A Blast from the Past - Ottawa’s Weather at its Worst

My next talk is for the Gloucester Historical Society on Sunday, 29 April following a brief Society AGM.
Society President Glenn Clark arranged for some publicity with Erin McCracken, reporter for the local paper, Community Voice of 12 April, 2018.
Here, with permission from Erin, is the text of the article.
There’s something about extreme weather that gets people talking.
“Its something they’ve got experience with. Weather means things to people. It affects their lives,” said John D. Reid, a retired weather expert, author and local historian. “And it keeps on delivering.”
The long-time Hunt Club resident will share his research on some of Ottawa’s extreme weather events during a presentation hosted by the Gloucester Historical Society.
During his upcoming talk at the Greenboro Community Centre on April 29, at 2 p.m., called A Blast from the Past - Ottawa’s Weather at its Worst,’ Reid will delve into:
the ice storm of 1998-99,
the snow storm of 1970-71,
the deadly hurricane-force winds of 1888 that wrought damage across the city and blew down the Roman Catholic Church in Billings Bridge, and 
• the Great Fire of 1870 that devastated the Ottawa Valley and parts of Gloucester Township. “This had almost died down by the time it got to Gloucester and then a big wind storm came up,” Reid said. “It fanned the flames.” 
Reid has been blending his passion for historical research with aspects of his former career as a weather forecaster, then as an atmospheric research scientist before eventually serving as director of policy and international affairs for the Meteorological Service of Canada.

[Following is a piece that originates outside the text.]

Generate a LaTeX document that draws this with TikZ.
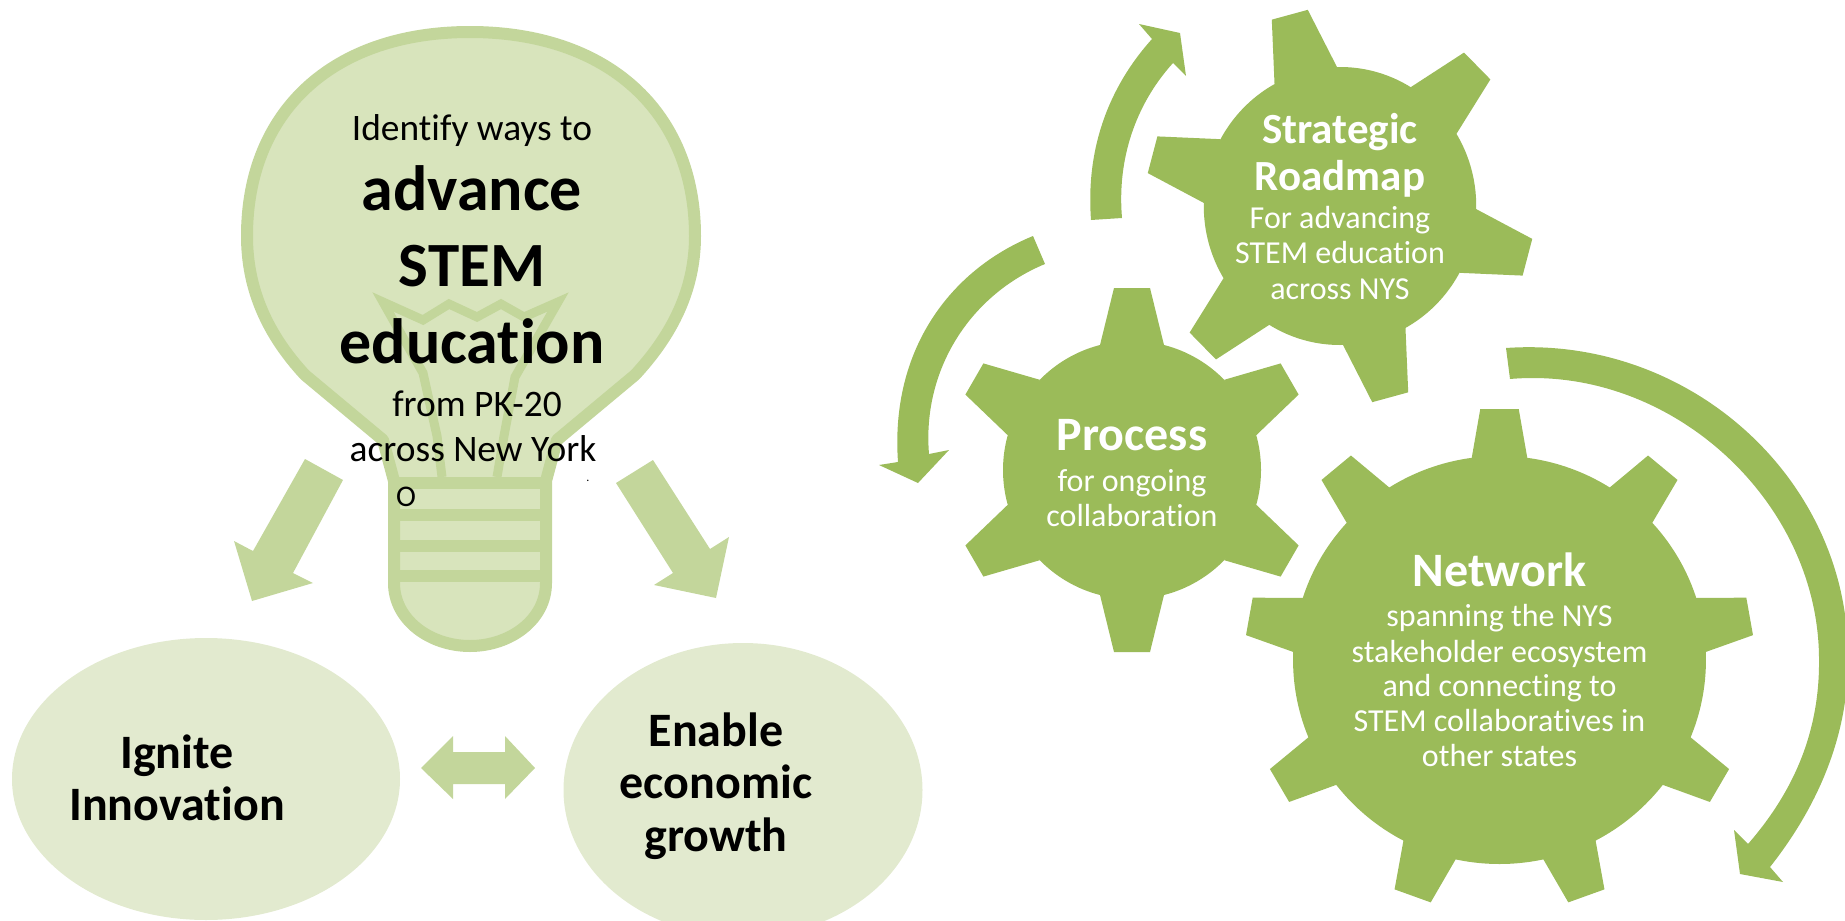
\documentclass[tikz,border=0pt]{standalone}
\usepackage{fontspec}
\setmainfont[Ligatures=NoCommon]{Carlito}
\usetikzlibrary{shapes.geometric}
\definecolor{gearfill}{HTML}{9BBB59}
\definecolor{bulbfill}{HTML}{D8E4BC}
\definecolor{bulbline}{HTML}{C3D69B}
\definecolor{ovalfill}{HTML}{E2EACF}
\tikzset{
    lineA/.style={anchor=base,inner sep=0pt,yshift=-2pt,font=\fontsize{#1}{#1}\selectfont},
    lineB/.style={anchor=base,inner sep=0pt,yshift=-2pt,font=\fontsize{#1}{#1}\selectfont\bfseries},
    whiteA/.style={lineA=#1,text=white},
    whiteB/.style={lineB=#1,text=white},
    oval/.style={ellipse,fill=ovalfill,inner sep=0pt}
}
% gear: centre, rotation, teeth, root radius, base y, tip y, base half width, tip half width, xscale
\newcommand{\drawgear}[9]{
    \begin{scope}[shift={(#1)},xscale=#9]
    \foreach \k in {1,...,#3} {
        \fill[gearfill,rotate=#2+(\k-1)*360/#3] (-#7,-#5) -- (-#8,-#6) -- (#8,-#6) -- (#7,-#5) -- cycle;
    }
    \fill[gearfill] (0,0) circle (#4);
    \end{scope}
}
\begin{document}
\begin{tikzpicture}[x=1pt,y=-1pt]
        \useasboundingbox (0,0) rectangle (1845,921);
        %% Ovals
        \node[oval,minimum width=388,minimum height=282] (ignite) at (206,779) {};
        \node[oval,minimum width=359,minimum height=294] (enable) at (743,790) {};
        %% Bulb
        \draw[fill=bulbfill,draw=bulbline,line width=12pt,line join=round] (470,32)
            .. controls (332,32) and (247,112) .. (247,236)
            .. controls (247,290) and (268,335) .. (305,375) -- (383,440) -- (394,481) -- (394,583)
            .. controls (394,620) and (430,646) .. (470,646)
            .. controls (510,646) and (546,620) .. (546,583) -- (546,481) -- (557,440) -- (635,375)
            .. controls (672,335) and (695,290) .. (695,236)
            .. controls (695,112) and (608,32) .. (470,32) -- cycle;
        \foreach \y in {483,515,546,576} {
            \draw[bulbline,line width=12pt] (394,\y) -- (546,\y);
        }
        \draw[bulbline,line width=9pt,miter limit=10] (442,477) -- (437,436) -- (423,373) -- (383,302)
            -- (423,320) -- (449,304) -- (477,317) -- (501,304) -- (524,317) -- (558,302)
            -- (515,377) -- (504,436) -- (497,477);
        %% Block arrows
        \fill[bulbline] (305,459) -- (343,480) -- (293,573) -- (313,583) -- (252,601) -- (234,541) -- (253,551) -- cycle;
        \fill[bulbline] (653,460) -- (616,483) -- (673,573) -- (654,585) -- (716,598) -- (729,537) -- (710,549) -- cycle;
        \fill[bulbline] (421,768) -- (453,736) -- (453,752) -- (505,752) -- (505,736) -- (535,768)
            -- (505,799) -- (505,784) -- (453,784) -- (453,799) -- cycle;
        %% Bulb text
        \node[lineA=37.4] (identify) at (472,138) {Identify ways to};
        \node[lineB=64] (advance) at (472,208) {advance};
        \node[lineB=63] (stem) at (472,284) {STEM};
        \node[lineB=64] (education) at (472,361) {education};
        \node[lineA=37.4] (from) at (477,414) {from PK-20};
        \node[lineA=37.4] (across) at (473,459) {across New York};
        \node[lineA=30] (letter) at (406,504) {O};
        \node[lineA=12] (dot) at (588,479) {.};
        %% Oval text
        \node[lineB=48] (igniteA) at (177,766) {Ignite};
        \node[lineB=48] (igniteB) at (177,818) {Innovation};
        \node[lineB=48] (enableA) at (716,744) {Enable};
        \node[lineB=48] (enableB) at (716,796) {economic};
        \node[lineB=48] (enableC) at (716,849) {growth};
        %% Gears
        \coordinate (road) at (1340,206);
        \coordinate (proc) at (1132,470);
        \coordinate (netw) at (1499.5,660);
        \drawgear{road}{15}{6}{139}{135}{198}{33}{19}{0.98}
        \drawgear{proc}{0}{6}{129}{125}{182}{32}{18}{1}
        \drawgear{netw}{0}{9}{204}{199}{251}{28}{19}{1.012}
        %% Round arrows
        \fill[gearfill] (1091,220) .. controls (1085,140) and (1115,80) .. (1152,39) -- (1139,24) -- (1180,33) -- (1186,76)
            -- (1173,63) .. controls (1135,105) and (1117,160) .. (1122,218) -- cycle;
        \fill[gearfill] (1033,236) .. controls (950,270) and (890,350) .. (898,462) -- (879,465) -- (918,483) -- (949,450)
            -- (929,454) .. controls (922,370) and (970,295) .. (1045,264) -- cycle;
        \fill[gearfill] (1506,348) .. controls (1690,335) and (1850,480) .. (1848,660)
            .. controls (1848,740) and (1815,810) .. (1770,867) -- (1783,882) -- (1740,874) -- (1734,830) -- (1748,844)
            .. controls (1795,790) and (1820,730) .. (1819,658)
            .. controls (1818,500) and (1670,365) .. (1510,379) -- cycle;
        %% Gear text
        \node[whiteB=43] (roadA) at (1340,141) {Strategic};
        \node[whiteB=43] (roadB) at (1340,188) {Roadmap};
        \node[whiteA=32] (roadC) at (1340,226) {For advancing};
        \node[whiteA=32] (roadD) at (1340,261.5) {STEM education};
        \node[whiteA=32] (roadE) at (1340,297) {across NYS};
        \node[whiteB=48] (procA) at (1132,448) {Process};
        \node[whiteA=32] (procB) at (1132,489) {for ongoing};
        \node[whiteA=32] (procC) at (1132,524) {collaboration};
        \node[whiteB=48] (netwA) at (1499.5,584.4) {Network};
        \node[whiteA=32] (netwB) at (1499.5,624) {spanning the NYS};
        \node[whiteA=32] (netwC) at (1499.5,660) {stakeholder ecosystem};
        \node[whiteA=32] (netwD) at (1499.5,694) {and connecting to};
        \node[whiteA=32] (netwE) at (1499.5,729.6) {STEM collaboratives in};
        \node[whiteA=32] (netwF) at (1499.5,764.6) {other states};
    \end{tikzpicture}
\end{document}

In his upcoming presentation, he will go back as far as the days
of Samuel de Champlain to talk of the first mention of weather in the Ottawa Valley, as well as share the warmest and coldest recorded days in Ottawa and photos of major events, such as the ice storm of 1942.
One key source of historical weather information was William Upton, whose farm is where the Ottawa Hunt and Golf Club is today in the Hunt Club community. He kept diaries, which included weather and temperatures.

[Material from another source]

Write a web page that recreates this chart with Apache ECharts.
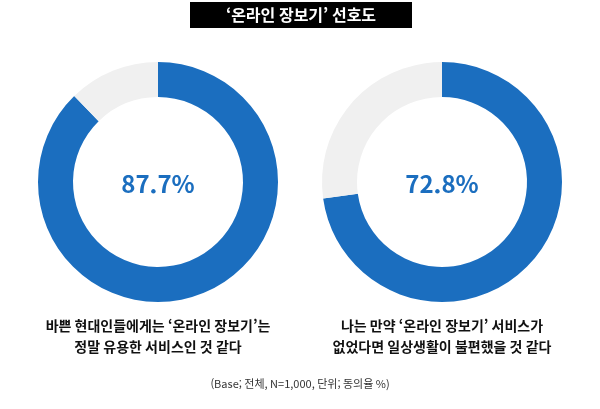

Late in the winter of 1869, Upton described extreme snowfalls and impassable roads.
“He talks about having to dig a trench to get his cow in the bam,” Reid said, adding there was flooding when milder weather finally arrived in late April and the snow melted.
Glenn Clark, a Blossom Park resident and president of the Gloucester Historical Society, which has its headquarters in Leitrim, said his own family was impacted by some of Ottawa’s most severe weather events.

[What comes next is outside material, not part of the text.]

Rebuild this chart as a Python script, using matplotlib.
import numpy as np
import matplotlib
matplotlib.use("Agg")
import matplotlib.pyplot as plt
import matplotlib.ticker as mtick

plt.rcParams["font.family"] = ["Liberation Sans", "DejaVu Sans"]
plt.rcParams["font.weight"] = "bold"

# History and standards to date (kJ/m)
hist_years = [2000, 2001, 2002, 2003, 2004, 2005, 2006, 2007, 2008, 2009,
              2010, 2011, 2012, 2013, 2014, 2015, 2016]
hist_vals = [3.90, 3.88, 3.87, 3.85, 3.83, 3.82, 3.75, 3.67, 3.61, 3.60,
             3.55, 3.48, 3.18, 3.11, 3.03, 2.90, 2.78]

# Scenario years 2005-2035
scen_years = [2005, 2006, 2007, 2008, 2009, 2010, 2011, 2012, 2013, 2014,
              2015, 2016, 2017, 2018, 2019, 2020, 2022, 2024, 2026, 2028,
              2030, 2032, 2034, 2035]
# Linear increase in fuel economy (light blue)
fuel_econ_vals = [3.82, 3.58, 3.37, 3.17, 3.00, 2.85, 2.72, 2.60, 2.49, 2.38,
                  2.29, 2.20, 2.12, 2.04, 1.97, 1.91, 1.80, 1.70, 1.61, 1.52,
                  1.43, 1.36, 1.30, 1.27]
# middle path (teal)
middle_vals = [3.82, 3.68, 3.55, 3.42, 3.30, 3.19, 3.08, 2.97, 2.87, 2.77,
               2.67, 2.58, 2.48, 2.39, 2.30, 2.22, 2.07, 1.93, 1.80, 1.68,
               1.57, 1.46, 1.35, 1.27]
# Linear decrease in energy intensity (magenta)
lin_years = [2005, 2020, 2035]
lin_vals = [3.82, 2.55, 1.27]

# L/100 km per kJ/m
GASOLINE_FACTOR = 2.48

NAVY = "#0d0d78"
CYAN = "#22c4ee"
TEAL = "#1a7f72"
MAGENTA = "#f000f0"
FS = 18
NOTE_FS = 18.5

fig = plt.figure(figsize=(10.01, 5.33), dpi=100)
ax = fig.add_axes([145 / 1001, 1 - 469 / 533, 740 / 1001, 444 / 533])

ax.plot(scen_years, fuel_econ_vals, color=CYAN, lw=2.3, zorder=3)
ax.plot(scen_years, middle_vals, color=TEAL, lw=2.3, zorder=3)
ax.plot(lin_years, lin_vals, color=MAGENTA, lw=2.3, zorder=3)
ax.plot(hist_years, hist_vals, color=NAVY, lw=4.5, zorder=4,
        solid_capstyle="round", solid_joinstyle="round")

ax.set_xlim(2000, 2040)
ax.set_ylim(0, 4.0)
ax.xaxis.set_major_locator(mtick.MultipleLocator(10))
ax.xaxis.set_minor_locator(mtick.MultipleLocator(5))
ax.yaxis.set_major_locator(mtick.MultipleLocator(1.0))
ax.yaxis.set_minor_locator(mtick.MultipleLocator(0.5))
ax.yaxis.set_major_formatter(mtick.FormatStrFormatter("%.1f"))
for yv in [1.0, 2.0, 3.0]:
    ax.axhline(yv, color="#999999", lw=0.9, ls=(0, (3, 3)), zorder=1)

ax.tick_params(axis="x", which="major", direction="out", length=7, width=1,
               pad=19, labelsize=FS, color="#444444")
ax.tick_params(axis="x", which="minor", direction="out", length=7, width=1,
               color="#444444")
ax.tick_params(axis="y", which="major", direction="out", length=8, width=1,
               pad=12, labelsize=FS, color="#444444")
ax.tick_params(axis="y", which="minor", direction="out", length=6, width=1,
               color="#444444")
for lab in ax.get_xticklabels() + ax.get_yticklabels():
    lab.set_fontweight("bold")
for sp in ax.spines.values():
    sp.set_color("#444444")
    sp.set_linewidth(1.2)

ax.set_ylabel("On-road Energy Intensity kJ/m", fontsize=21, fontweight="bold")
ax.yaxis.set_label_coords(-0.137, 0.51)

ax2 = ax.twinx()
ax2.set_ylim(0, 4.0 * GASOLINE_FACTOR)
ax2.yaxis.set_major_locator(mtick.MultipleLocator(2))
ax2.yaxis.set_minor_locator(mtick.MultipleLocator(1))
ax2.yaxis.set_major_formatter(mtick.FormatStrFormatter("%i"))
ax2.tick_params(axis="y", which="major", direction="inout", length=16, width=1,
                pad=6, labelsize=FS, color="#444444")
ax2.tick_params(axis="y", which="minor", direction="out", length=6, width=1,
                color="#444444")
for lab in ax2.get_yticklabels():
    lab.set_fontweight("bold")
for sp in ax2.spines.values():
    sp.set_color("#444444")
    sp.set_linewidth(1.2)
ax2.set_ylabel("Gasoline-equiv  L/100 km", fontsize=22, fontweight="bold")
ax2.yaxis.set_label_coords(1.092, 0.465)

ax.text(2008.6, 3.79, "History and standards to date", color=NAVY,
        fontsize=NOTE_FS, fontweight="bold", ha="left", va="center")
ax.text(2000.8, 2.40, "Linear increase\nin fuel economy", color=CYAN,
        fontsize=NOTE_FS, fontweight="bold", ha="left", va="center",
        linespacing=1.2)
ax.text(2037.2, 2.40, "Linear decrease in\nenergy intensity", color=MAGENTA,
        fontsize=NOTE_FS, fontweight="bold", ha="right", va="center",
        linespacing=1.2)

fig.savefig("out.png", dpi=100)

His great grandfather, Timothy Cutts, was moving his family in 1869 from Ottawa to Gloucester Township. That winter, the area was hammered by blizzard after blizzard.
Cutts got caught up in one especially severe snow storm and had to find shelter in a home at Bank Street and Hunt Club Road.
“That’s part of our family lore,” Clark said. “He got stopped in his tracks by this horrendous blizzard.”
In 1888, a storm with hurricane-force winds whipped across much of Ottawa and the township. The former Ellwood school was damaged and some of the schoolchildren sought refuge at the Cutts’ home, half a block away in what is today the Banff-Ledbury area.
“One of my earliest memories is weather-related,” Clark recalled of a bad storm that hit in June 1958.
His mother got Clark and his brother ready to flee their Blossom Park home when a barn across the street was struck by lightning and caught fire.
“There was hay in the loft and it was blowing across Bank Street onto the roof of our house,” he said, adding his father and uncle were on the roofs of their homes with hoses to douse any hot spots.
Weather events unique to each generation offer a deeper connection to community, said Reid.
“As you live here and start researching things, you realize there’s some interesting history here,” he said.
His free presentation, which begins with the historical society’s annual general meeting, takes place at the Greenboro Community Centre, located at 363 Lorry Greenberg Dr.

The weather predicted for the 29th is far from its worst with temperatures a bit below seasonal.